Sadly, Bahrain remains among the world’s 25 countries that deny women the right to confer automatic citizenship to their children on an equal basis as men. This means that the child of a Bahraini father and foreigner mother is granted automatic citizenship to Bahrain, but the child of a Bahraini mother and foreigner father must apply for Bahraini citizenship. Members of parliament always promised that “it was next on the agenda”, but in reality, it is still a far-fetched dream.

 

 

How change stirred hope

 

In July 2017, women in Bahrain were given the right to opt out of marriage following the approval of the Unified Family Law. The law made it possible for both Sunni and Shia Muslims, the two main sects representing the Islamic population of the country, to file for divorce with what is referred to as a magical wand, Khula.

 

The approval of the law was deemed the event of the year in Bahrain, especially for thousands of women who for years were unable to put an end to their marital suffering. In fact, it was only women from the Shia community who had to squeeze the lemon. In 2009, Khula was made possible for Sunni women when a Sunni Family Law was introduced, but the Shi’ite version of it was vehemently rejected by hardheaded, non-progressive religious leaders.

 

The absence of a family law for the entire community meant clerical judges in designated Shi’ite courts issued verdicts based on their own understanding and personal judgment of each case. Women always complained that they ruled in favor of men. The issue epitomized an antiquated patriarchal way of life that some Shia religious leaders wish to maintain and enforce upon the women of their sect.
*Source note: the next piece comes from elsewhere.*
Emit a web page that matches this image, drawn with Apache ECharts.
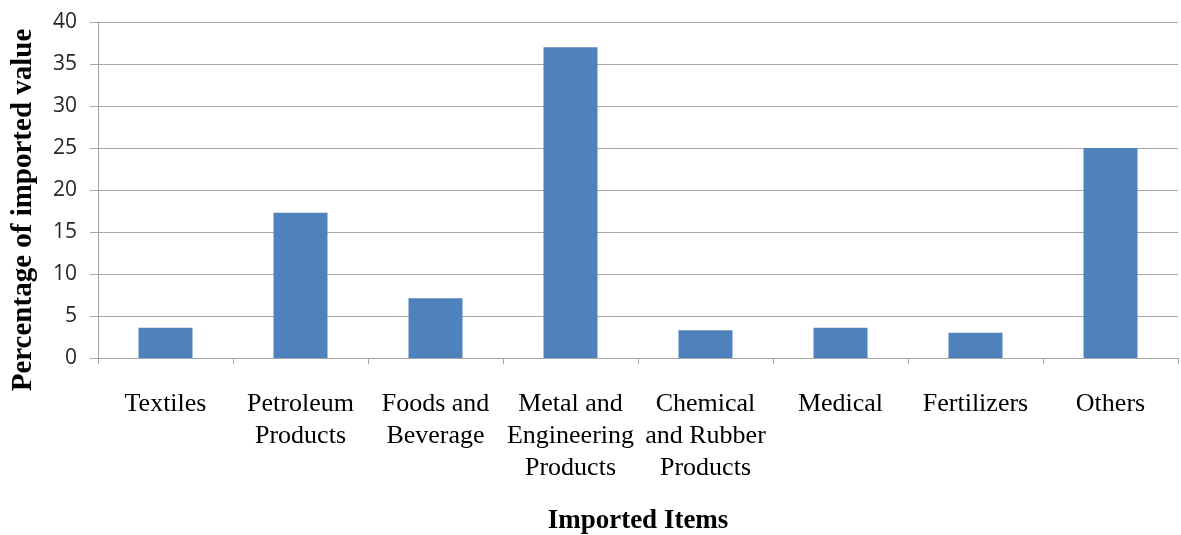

The new law, however, sets an outline for change that they are compelled to follow.

 

Despite Bahrain’s modernity, some aspects are still behind the times
photo from flickr/Rory

 

A Paradox

 

Regarded as the most liberal country among Gulf states, Bahrain enjoys a relaxed religious atmosphere, with its people having a mostly open-minded attitude towards women. Ideologies around gender equality are decidedly progressive. It comes as no surprise, then, that Bahrain was ranked the world’s best expat destination by popular networking site InterNations for two consecutive years.

 

The question is, why would a law clearly imbued with sexism still exist in a country forging paths towards women’s empowerment?

 

“At the end of the day, it is sexism and a patriarchal understanding of women’s role in the family and society that condones a nationality law that treats women as second-class citizens,” says Global Campaign for Equal Nationality Rights women’s refugee commission campaign manager, Catherine Harrington.

 

 

 

The Grand Mosque is huge and is the most recognizable landmark in the Kingdom of Bahrain.
PH1 Shane T. McCoy

 

Security over gender equality

 

A group of parliamentarians had already told this author that the nationality law is preposterous, as women could be tricked into sham marriages by those wanting the benefits granted to spouses of Bahraini women. But there is a larger political issue at stake.

 

What appears to be a dominant reason is the fear that a law empowering women could be exploited by people with a Shia expansionary agenda that may change the demographic structure of the country, thus worsening Shi’ite Iran’s alleged interference in Bahrain’s internal affairs. The dynamics of sectarian divide, on top of Iran’s perceived threats to increase polarization between Sunnis and Shi’ites, has transformed the issue into a matter of national security. To this day, the issue of a woman’s right to promise her own children citizenship in her homeland remains controversial.

 

Some may find it mind-boggling that, by law, even children in situations where the father is unknown or paternity cannot be proven are automatically documented as Bahrainis, in spite of the mother’s nationality.

 

Another way of acquiring citizenship is through filing an application that is intensely scrutinized. In fact, thousands of children have already had their applications approved and were granted citizenship. This itself is evidence that the government perceives women’s right to pass on their nationality to their children as a matter of security over gender equality. It is perhaps the fear that a precarious situation will get worse if children automatically obtain the Bahraini passport without the government knowing exactly whom the parents are.

 

Harrington does not buy this logic. “Legitimate concerns around immigration and dual nationality can be addressed without discriminating against women. In fact, the 168 countries globally with gender-equal nationality laws do just that. If a government wants to say that they treat citizens equally, their nationality law must reflect this.”

 

National security issues aside, there are other dangers associated with this sexist tradition. Denying children the benefits of citizenship may contribute to a lost sense of belonging. Knowing they may never be Bahrainis, will these children ever identify with the country, or will they reject it as it rejected them?

 

“Gender-discriminatory nationality laws result in children being denied access to educational opportunities and scholarships, public healthcare, employment, and inheritance, including family property, and can result in family separation and statelessness, with affected persons having no nationality at all,” Harrington added.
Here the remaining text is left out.